The bill, sponsored by U.S. Rep. David Scott, D-Ga., is supported by U.S. Rep. Bart Gordon of Tennessee.

The proposed law, the Murfreesboro Democrat said, is similar to programs offered to doctors, nurses and teachers who get a certain portion of their student-loan debt paid by agreeing to work in underserved areas.

But another reason he said he supports the move is to save money by reducing the appeals in criminal cases.

"We are constantly seeing cases where criminal defendants are sometimes having their sentences overturned because of inadequate representation. I think that this will hopefully stop these kind of appeals."

The law would make it easier to keep good, experienced attorneys, said Davidson County District Attorney General Torry Johnson, who has said he's had at least six lawyers leave his office this year alone.

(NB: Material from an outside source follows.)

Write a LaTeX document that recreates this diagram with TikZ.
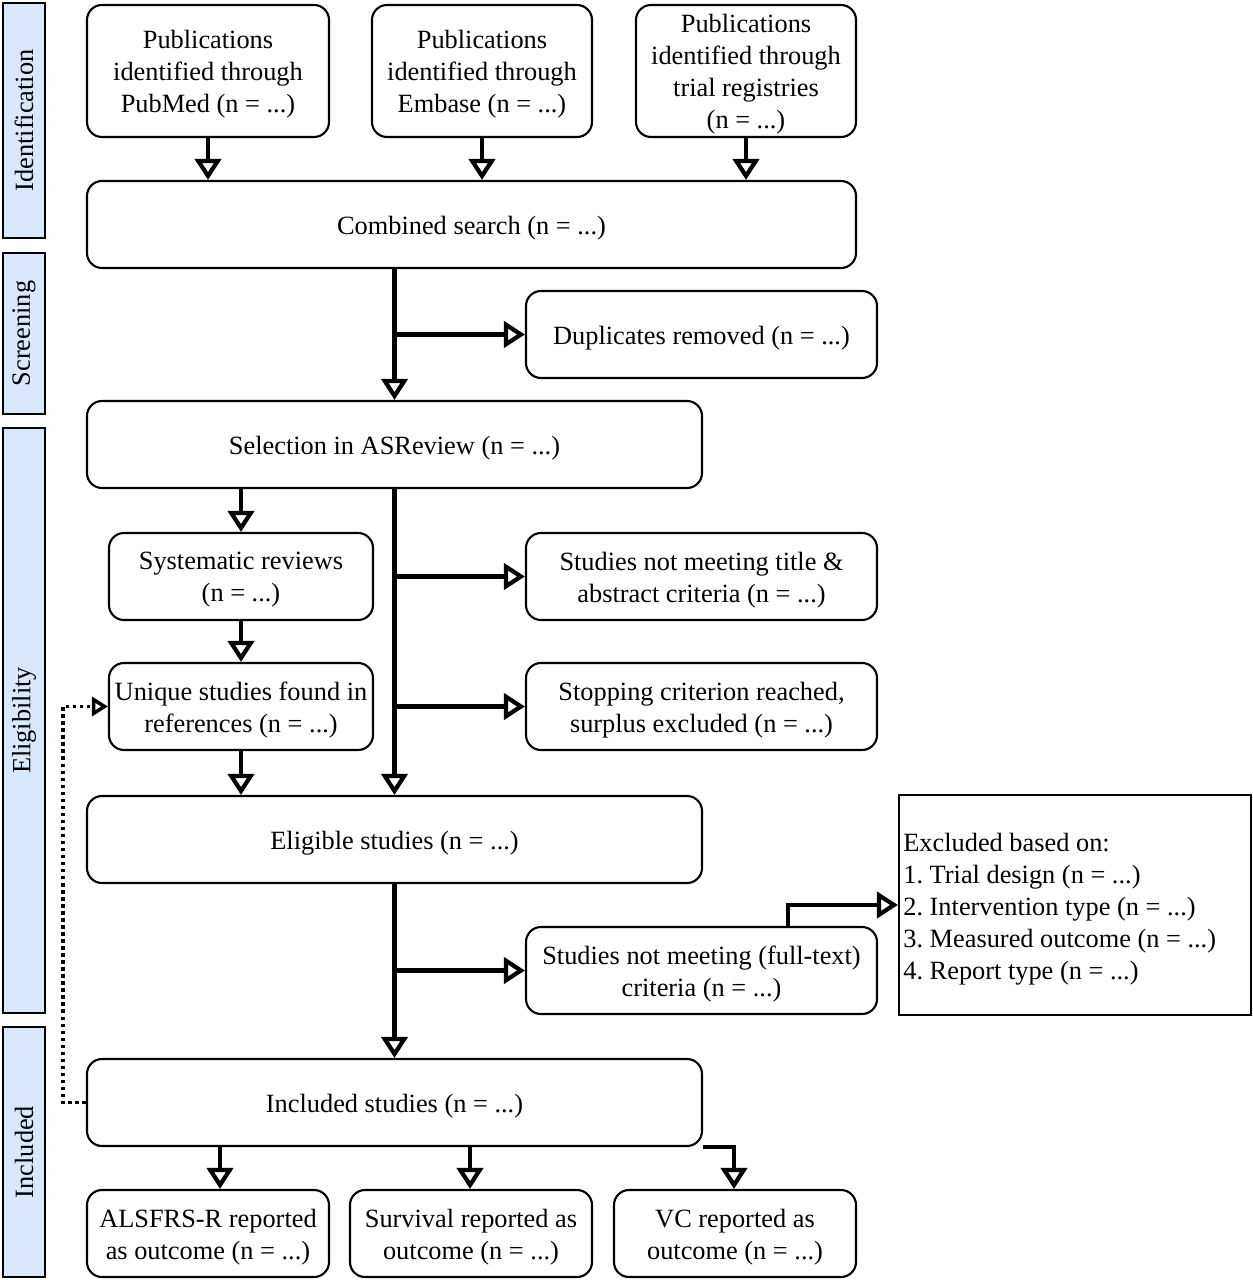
\documentclass[tikz,border=0pt]{standalone}
\usepackage{fontspec}
\setmainfont{Liberation Serif}
\usetikzlibrary{arrows.meta}
\definecolor{sidefill}{HTML}{DAE8FC}
\tikzset{
  txt/.style={font=\frenchspacing\fontsize{15}{18.2}\selectfont},
  lbl/.style={txt, align=center, inner sep=0pt, yshift=-0.065cm},
  box/.style={draw=black, line width=1.2pt, rounded corners=0.3cm, inner sep=0pt},
  t/.style={label={[lbl]center:{#1}}},
  bw/.style={minimum width=#1*0.02cm},
  bh/.style={minimum height=#1*0.02cm},
  side/.style={txt, draw=black, line width=1.2pt, fill=sidefill, rotate=90, inner sep=0pt},
  plain/.style={draw=black, line width=1.2pt, inner sep=0pt},
  arr/.style={line width=2.3pt, -{Triangle[open, length=0.42cm, width=0.52cm, line width=2.4pt]}},
  dotarr/.style={line width=2pt, dash pattern=on 2pt off 2pt, -{Triangle[open, length=0.32cm, width=0.38cm, line width=2pt]}}
}
\begin{document}
\begin{tikzpicture}[x=0.02cm, y=-0.02cm]
\useasboundingbox (0,0) rectangle (1252,1280);
% side bars
\node[side, bw=235, bh=42] (sid) at (24,120.5) {Identification};
\node[side, bw=161, bh=42] (ssc) at (24,333.5) {Screening};
\node[side, bw=585, bh=42] (sel) at (24,720.5) {Eligibility};
\node[side, bw=250, bh=42] (sin) at (24,1152) {Included};
% boxes
\node[box, bw=242, bh=132, t={Publications\\identified through\\PubMed (n = ...)}] (pub) at (208,71) {};
\node[box, bw=220, bh=132, t={Publications\\identified through\\Embase (n = ...)}] (emb) at (482,71) {};
\node[box, bw=220, bh=132, t={Publications\\identified through\\trial registries\\(n = ...)}] (reg) at (746,71) {};
\node[box, bw=769, bh=87, t={Combined search (n = ...)}] (comb) at (471.5,224.5) {};
\node[box, bw=351, bh=87, t={Duplicates removed (n = ...)}] (dup) at (701.5,334.5) {};
\node[box, bw=615, bh=87, t={Selection in ASReview (n = ...)}] (asr) at (394.5,444.5) {};
\node[box, bw=264, bh=87, t={Systematic reviews\\(n = ...)}] (sys) at (241,576.5) {};
\node[box, bw=351, bh=87, t={Studies not meeting title \&\\abstract criteria (n = ...)}] (tit) at (701.5,576.5) {};
\node[box, bw=264, bh=87, t={Unique studies found in\\references (n = ...)}] (uni) at (241,706.5) {};
\node[box, bw=351, bh=87, t={Stopping criterion reached,\\surplus excluded (n = ...)}] (stp) at (701.5,706.5) {};
\node[box, bw=615, bh=87, t={Eligible studies (n = ...)}] (eli) at (394.5,839.5) {};
\node[box, bw=351, bh=87, t={Studies not meeting (full-text)\\criteria (n = ...)}] (ful) at (701.5,970.5) {};
\node[plain, bw=352, bh=220] (exc) at (1075,905) {};
\node[txt, align=left, inner sep=0pt, anchor=west] (exct) at (903,909) {Excluded based on:\\1. Trial design (n = ...)\\2. Intervention type (n = ...)\\3. Measured outcome (n = ...)\\4. Report type (n = ...)};
\node[box, bw=615, bh=87, t={Included studies (n = ...)}] (inc) at (394.5,1102.5) {};
\node[box, bw=242, bh=87, t={ALSFRS-R reported\\as outcome (n = ...)}] (als) at (208,1233.5) {};
\node[box, bw=242, bh=87, t={Survival reported as\\outcome (n = ...)}] (sur) at (471,1233.5) {};
\node[box, bw=242, bh=87, t={VC reported as\\outcome (n = ...)}] (vc) at (735,1233.5) {};
% helper coordinates
\coordinate (ax) at (220,0);
\coordinate (sx) at (470,0);
\coordinate (vx) at (734,0);
\coordinate (fx) at (788,0);
\coordinate (dl) at (63,0);
% arrows
\draw[arr] (pub.south) -- (pub.south |- comb.north);
\draw[arr] (emb.south) -- (emb.south |- comb.north);
\draw[arr] (reg.south) -- (reg.south |- comb.north);
\draw[arr] (comb.south -| asr.north) -- (asr.north);
\draw[arr] (asr.north |- dup.west) -- (dup.west);
\draw[arr] (asr.south -| sys.north) -- (sys.north);
\draw[arr] (sys.south) -- (uni.north);
\draw[arr] (uni.south) -- (uni.south |- eli.north);
\draw[arr] (asr.south) -- (eli.north);
\draw[arr] (asr.south |- tit.west) -- (tit.west);
\draw[arr] (asr.south |- stp.west) -- (stp.west);
\draw[arr] (eli.south) -- (inc.north);
\draw[arr] (eli.south |- ful.west) -- (ful.west);
\draw[arr] (ful.north -| fx) |- (exc.west);
\draw[dotarr] (inc.west) -- (inc.west -| dl) |- (uni.west);
\draw[arr] (inc.south -| ax) -- (als.north -| ax);
\draw[arr] (inc.south -| sx) -- (sur.north -| sx);
\draw[arr] (inc.south east) -| (vc.north -| vx);
\end{tikzpicture}
\end{document}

Others say the high debt is keeping talented lawyers away from public service. "The important thing about this is there are lot of young law school graduates who would like to do some public service work, but they can't because of the amount of educational debt that they have," said Jeff Henry, executive director of the Tennessee District Public Defenders Conference.

Sobrero, the young prosecutor, says she loves her job. But at her salary, a student-loan debt of about $140,000 makes it difficult. Daugherty, who also is committed to her office, said she has a law-school debt of about $100,000.

The starting salary for a Metro assistant public defender is $43,668. For an assistant district attorney, it's $40,440.

A study by the American Bar Association of law school graduates from the 2003-04 school year found that debt from public law schools averages $48,910. The study found that students who had attended private law schools were carrying an average debt of $76,563,

If the law passes, Daugherty, Sobrero and others in their offices said it would be a big help.

"(The law) would make a huge difference," said Sobrero, who hopes to leave her restaurant job at the end of this year even if it means a loss of income by 20%.

"I am at the point where it's getting so hard," she said. "I'm exhausted."

Without some type of relief, the end isn't in sight for Daugherty.

How long does she think she'll be moonlighting?

"Indefinitely, basically," Daugherty said. "I honestly can't see a time in the future when I would not be."